Weekly Update: Jobs Action
Take Action
As the unemployed across the country call for more investment in job creation one company is planning on leaving the US and relocating to Mexico.
Whirpool has maintained a manufacturing plant in Indiana, even as other companies searched for higher profits by moving overseas. But now, as American workers need good-paying jobs more than ever, just after Whirlpool received millions in matching grant money, and while they're turning a healthy profit, Whirlpool is considering joining the crowd.
Workers in Indiana are asking everyone to help them save their jobs.
Learn more, and sign the petition.
National Issue Spotlight: Jobs
We've been talking a lot about job creation in Oregon. We know that unless the rate of job creation picks up it will be difficult to get out of the recession. A "jobless recovery" is not a real recovery, and until more people are working, making money that they can spend, and stimulating their local economies through their daily purchases, it won't be a sustainable recovery.
That's why union members across the country have committed to taking part in months of actions, every few months, until we see a real recovery. It has become clear that it will take hundreds of thousands of people coming together to call for policies that encourage job creation to get the real action that the unemployed and underemployed are depending on.
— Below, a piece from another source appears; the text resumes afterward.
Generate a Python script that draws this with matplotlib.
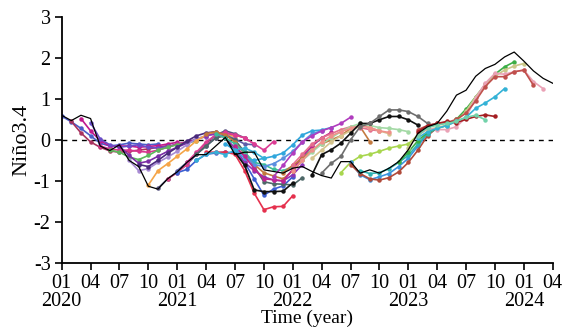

In Oregon we've already gotten a head start, with three worker roundtables discussing unemployment and the economy in January and a 400 person rally in Salem in February. We're working with other groups across the country to plan more opportunities for you to get involved in the coming months. It's all a part of the national Jobs Months of Action, and we're guessing you're sick of the stalled inaction we're seeing out of Washington, D.C., and ready to call for some change.
In Other News...
National AFL-CIO Executive Board Takes a Hard Look at Incumbents
The AFL-CIO national executive board is meeting this week. Along with hearing from leaders within the union movement, and political speakers including Vice President Joe Biden, the board considered endorsements for the 2010 elections. Notably, the board endorsed Arkansas Senator Blanche Lincoln's primary opponent, Arkansas Lt. Governor Bill Halter.
Union leaders across the country feel like the issues union members, and all Americans, are facing have not been addressed. Issues like healthcare reform, financial accountability, and job creation, have gotten a lot of talk but very little action in Washington, D.C., this year.
Read more about the discussion in an article written by the AP and picked up by a few news sources in Oregon.
Endorsements This Friday
This Friday, the Oregon AFL-CIO COPE (Committee on Political Education) will consider endorsements for the May primary. The COPE Board met in December for early endorsement in key races, but put off the bulk of the primary endorsements until after the February Legislative Session. General election endorsements will be considered over the summer.
An AFL-CIO endorsement requires a 2/3 vote of COPE members present to ensure that the federation is only acting on issues and supporting candidates where there is significant agreement among federation affiliates. The Oregon AFL-CIO is a non-partisan organization and as such considers candidates from all parties for endorsement.